Servidores não podem ficar submissos, diz desembargador ao garantir legalidade da greve dos professores

29 Jun 2016 - 09:33

Da Redação - Paulo Victor Fanaia Teixeira

Foto: Reprodução

Juvenal Pereira da Silva

Juvenal Pereira da Silva

O desembargador Juvenal Pereira da Silva, do Tribunal de Justiça de Mato Grosso (TJMT), indeferiu na noite desta nesta terça-feira (28) a liminar impetrada pelo Governo do Estado que buscava tornar ilegal a greve dos professores representados pelo Sindicato dos Trabalhadores do Ensino Público (Sintep). Com a decisão, está declarada legal a paralisação da classe, que solicita o imediato pagamento de 11,28% da Revisão Geral Anual (RGA). Em um texto duro, o magistrado avaliou as condições da educação no país, o papel dos servidores e do Estado e afirma: "os servidores não podem ficar submissos ao juízo de conveniência e oportunidade do Executivo"

Leia mais:
Juiz determina que agentes penitenciários voltem a atender advogados; multa diária será de R$ 5 mil

No recurso, o Governo alegava que a paralisação, que aderiu a um movimento geral das classes do Estado, era ilegal, pois não havia indicativos de ruptura dos canais de negociação pela administração pública. Acrescentaram “que as carreiras representadas por sua iniciativa substitutiva não gozam da prerrogativa de paralisar suas atividades, ainda que parcialmente, dada a condição diferenciada no plano de serviços públicos por eles ocupadas”.

O Governo argumenta ainda que “o movimento paredista é abusivo, sobretudo em razão de sua deflagração precoce, ou seja, antes mesmo do esgotamento das negociações entre o ente sindical e o Poder Executivo Estadual, e a sua ilegalidade fica reforçada por violação às disposições da Lei 7783/ 1989”.

O Estado cita ainda jurisprudências do Supremo Tribunal Federal (STF) que dizem que “a atividade desenvolvida pelos servidores públicos educacionais é considerada um serviço essencial”, e por tanto não poderia ser interrompido.

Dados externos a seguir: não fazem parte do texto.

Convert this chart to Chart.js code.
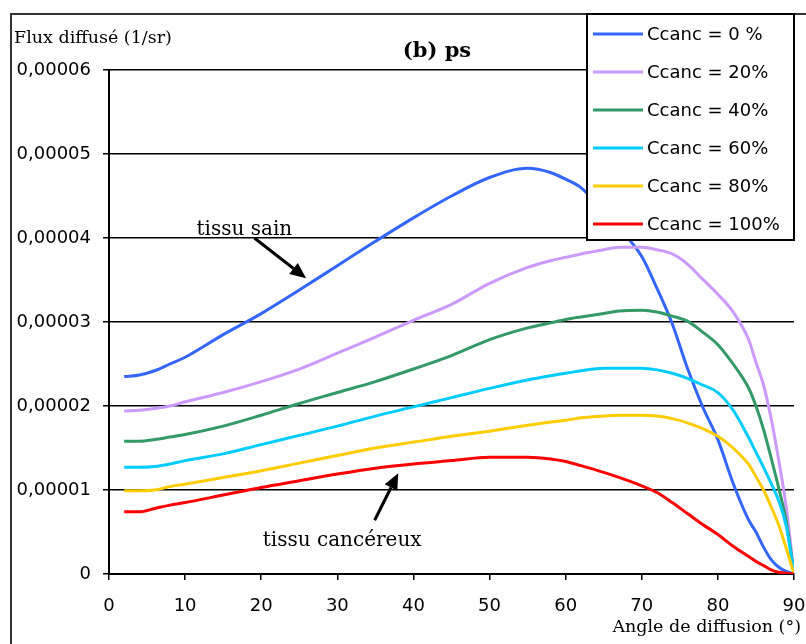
<!DOCTYPE html>
<html>
<head>
<meta charset="utf-8">
<script src="https://cdn.jsdelivr.net/npm/chart.js@4"></script>
<style>
  html, body { margin: 0; padding: 0; background: #fff; }
  #wrap { width: 806px; height: 644px; }
</style>
</head>
<body>
<div id="wrap"><canvas id="c" width="806" height="644"></canvas></div>
<script>
// ---- data (y values in units of 1e-5 1/sr) ----
const angles = [2,4,6,8,10,15,20,25,30,35,40,45,50,55,58,60,62,65,67,70,72,74,76,78,80,82,84,85,86,87,88,89,90];
const c0   = [2.35,2.37,2.42,2.50,2.58,2.85,3.10,3.38,3.67,3.96,4.24,4.50,4.72,4.83,4.78,4.70,4.60,4.32,4.12,3.78,3.40,2.98,2.45,1.99,1.60,1.08,0.65,0.50,0.32,0.17,0.08,0.03,0];
const c20  = [1.94,1.95,1.97,2.00,2.05,2.16,2.29,2.44,2.63,2.82,3.02,3.21,3.46,3.65,3.73,3.77,3.81,3.86,3.89,3.89,3.86,3.81,3.69,3.51,3.33,3.12,2.80,2.52,2.25,1.85,1.35,0.78,0];
const c40  = [1.58,1.58,1.60,1.63,1.66,1.76,1.89,2.03,2.16,2.29,2.44,2.60,2.79,2.93,2.99,3.03,3.06,3.10,3.13,3.14,3.12,3.07,3.01,2.88,2.73,2.50,2.22,2.00,1.72,1.38,1.02,0.62,0];
const c60  = [1.27,1.27,1.28,1.31,1.35,1.43,1.54,1.65,1.76,1.88,1.99,2.10,2.21,2.31,2.36,2.39,2.42,2.45,2.45,2.45,2.43,2.39,2.33,2.25,2.16,1.95,1.63,1.45,1.27,1.08,0.87,0.56,0];
const c80  = [0.99,0.99,1.00,1.04,1.07,1.15,1.23,1.32,1.41,1.50,1.57,1.64,1.70,1.77,1.81,1.83,1.86,1.88,1.89,1.89,1.88,1.85,1.80,1.73,1.64,1.50,1.31,1.16,1.00,0.80,0.58,0.30,0];
const c100 = [0.74,0.74,0.78,0.82,0.85,0.94,1.03,1.11,1.19,1.26,1.31,1.35,1.39,1.39,1.37,1.34,1.29,1.21,1.15,1.05,0.97,0.85,0.72,0.59,0.47,0.33,0.21,0.15,0.10,0.05,0.02,0.01,0];
const seriesLabels = ['Ccanc = 0 %','Ccanc = 20%','Ccanc = 40%','Ccanc = 60%','Ccanc = 80%','Ccanc = 100%'];
const seriesColors = ['#3366FF','#CC99FF','#339966','#00CCFF','#FFCC00','#FF0000'];
const xTickLabels = ['0','10','20','30','40','50','60','70','80','90'];
const yTickLabels = ['0','0,00001','0,00002','0,00003','0,00004','0,00005','0,00006'];
const chartTitle = '(b) ps';
const yTitle = 'Flux diffusé (1/sr)';
const xTitle = 'Angle de diffusion (°)';
const notes = [
  { text: 'tissu sain', x: 11.5, y: 4.04, from: [19.1, 4.00], to: [25.9, 3.52] },
  { text: 'tissu cancéreux', x: 20.2, y: 0.33, from: [34.9, 0.64], to: [38.0, 1.20] }
];

const allSeries = [c0, c20, c40, c60, c80, c100];
const datasets = allSeries.map((vals, i) => ({
  label: seriesLabels[i],
  data: angles.map((a, j) => ({ x: a, y: vals[j] })),
  borderColor: seriesColors[i],
  backgroundColor: seriesColors[i],
  borderWidth: 3,
  pointRadius: 0,
  cubicInterpolationMode: 'monotone',
  fill: false
}));
datasets.reverse();

const SANS = '"DejaVu Sans", sans-serif';
const SERIF = '"DejaVu Serif", serif';

function drawArrow(ctx, x1, y1, x2, y2) {
  const ang = Math.atan2(y2 - y1, x2 - x1);
  const hl = 16, hw = 7;
  const bx = x2 - hl * Math.cos(ang), by = y2 - hl * Math.sin(ang);
  ctx.save();
  ctx.strokeStyle = '#000';
  ctx.fillStyle = '#000';
  ctx.lineWidth = 3;
  ctx.beginPath();
  ctx.moveTo(x1, y1);
  ctx.lineTo(bx, by);
  ctx.stroke();
  ctx.beginPath();
  ctx.moveTo(x2, y2);
  ctx.lineTo(bx + hw * Math.sin(ang), by - hw * Math.cos(ang));
  ctx.lineTo(bx - hw * Math.sin(ang), by + hw * Math.cos(ang));
  ctx.closePath();
  ctx.fill();
  ctx.restore();
}

const decor = {
  id: 'decor',
  beforeDraw(chart) {
    const ctx = chart.ctx;
    ctx.save();
    ctx.fillStyle = '#fff';
    ctx.fillRect(0, 0, chart.width, chart.height);
    ctx.strokeStyle = '#333';
    ctx.lineWidth = 2;
    ctx.beginPath();
    ctx.moveTo(11, 700);
    ctx.lineTo(11, 14);
    ctx.lineTo(900, 14);
    ctx.stroke();
    ctx.restore();
  },
  afterDatasetsDraw(chart) {
    const ctx = chart.ctx;
    const xs = chart.scales.x, ys = chart.scales.y;
    ctx.save();
    const lx = 587, ly = 14, lw = 207, lh = 226;
    ctx.fillStyle = '#fff';
    ctx.fillRect(lx, ly, lw, lh);
    ctx.strokeStyle = '#000';
    ctx.lineWidth = 2;
    ctx.strokeRect(lx, ly, lw, lh);
    ctx.font = '18px ' + SANS;
    ctx.textBaseline = 'middle';
    ctx.textAlign = 'left';
    seriesLabels.forEach((lab, i) => {
      const cy = 34 + i * 38;
      ctx.strokeStyle = seriesColors[i];
      ctx.lineWidth = 3;
      ctx.beginPath();
      ctx.moveTo(593, cy);
      ctx.lineTo(643, cy);
      ctx.stroke();
      ctx.fillStyle = '#000';
      ctx.fillText(lab, 647, cy + 1);
    });
    ctx.fillStyle = '#000';
    ctx.textBaseline = 'alphabetic';
    ctx.font = 'bold 21px ' + SERIF;
    ctx.textAlign = 'center';
    ctx.fillText(chartTitle, 437, 57);
    ctx.font = '17.5px ' + SERIF;
    ctx.textAlign = 'left';
    ctx.fillText(yTitle, 14, 43);
    ctx.textAlign = 'right';
    ctx.fillText(xTitle, 801, 632);
    ctx.font = '20px ' + SERIF;
    ctx.textAlign = 'left';
    notes.forEach(n => {
      ctx.fillText(n.text, xs.getPixelForValue(n.x), ys.getPixelForValue(n.y));
      drawArrow(ctx, xs.getPixelForValue(n.from[0]), ys.getPixelForValue(n.from[1]),
                     xs.getPixelForValue(n.to[0]), ys.getPixelForValue(n.to[1]));
    });
    ctx.restore();
  }
};

new Chart(document.getElementById('c'), {
  type: 'line',
  data: { datasets },
  options: {
    responsive: false,
    animation: false,
    devicePixelRatio: 1,
    layout: { padding: { top: 70, right: 0, left: 0, bottom: 0 } },
    plugins: { legend: { display: false }, tooltip: { enabled: false }, title: { display: false } },
    scales: {
      x: {
        type: 'linear', min: 0, max: 90,
        afterFit(s) { s.height = 70; s.paddingRight = 12; s.paddingLeft = 0; },
        ticks: { stepSize: 10, color: '#000', font: { family: SANS, size: 18 }, padding: 16,
                 maxRotation: 0,
                 callback: (v, i) => xTickLabels[i] },
        grid: { drawOnChartArea: false, drawTicks: true, tickLength: 6, color: '#000', lineWidth: 1.5 },
        border: { display: true, color: '#000', width: 2 }
      },
      y: {
        min: 0, max: 6,
        afterFit(s) { s.width = 109; },
        ticks: { stepSize: 1, color: '#000', font: { family: SANS, size: 18 }, padding: 12,
                 callback: (v, i) => yTickLabels[i] },
        grid: { color: '#000', lineWidth: 1.5, tickLength: 6 },
        border: { display: true, color: '#000', width: 2 }
      }
    }
  },
  plugins: [decor]
});
</script>
</body>
</html>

Dessa forma, pediram o deferimento do pedido da antecipação da tutela “para impedir a paralisação dos serviços públicos, ou, que seja determinada a retomada imediata de suas atividades, com fixação de multa diária de R$ 100.000,00 por descumprimento da ordem judicial, sob pena de desobediência, e desconto dos dias paralisados aos servidores grevistas, com o retorno imediato de 80 % da totalidade dos servidores ao exercício de suas funções normais”.

Decisão:

O desembargador Juvenal Pereira da Silva inicia o texto de sua decisão com uma frase: "Aquele que não luta pelo seu direito, não é digno dele".

E inicia avaliando que considera que “as conquistas obtidas de modo geral pela sociedade ao longo dos anos, especialmente após o advento da Constituição Federal de 1988, reluzem à olhos claros, sendo possível traçar uma nítida divisão entre o Brasil pré-nova era democrática, com suas bases paradas no tempo, e os modernos e exigentes tempos atuais”.

Assim, considera que “os benefícios herdados coletivamente não são somente direitos, mas sim responsabilidades de todo cidadão, de se empenhar em preservar, pois somente assim, cada um faz jus ao anseio por viver sua vida como deseja, ter o amparo da lei imparcial, mediante a qual as queixas de cada indivíduo que experimente o amargor do prejuízo injusto, sejam solucionadas e os danos, reparados, dentro de um universo democrático e equilibrado”.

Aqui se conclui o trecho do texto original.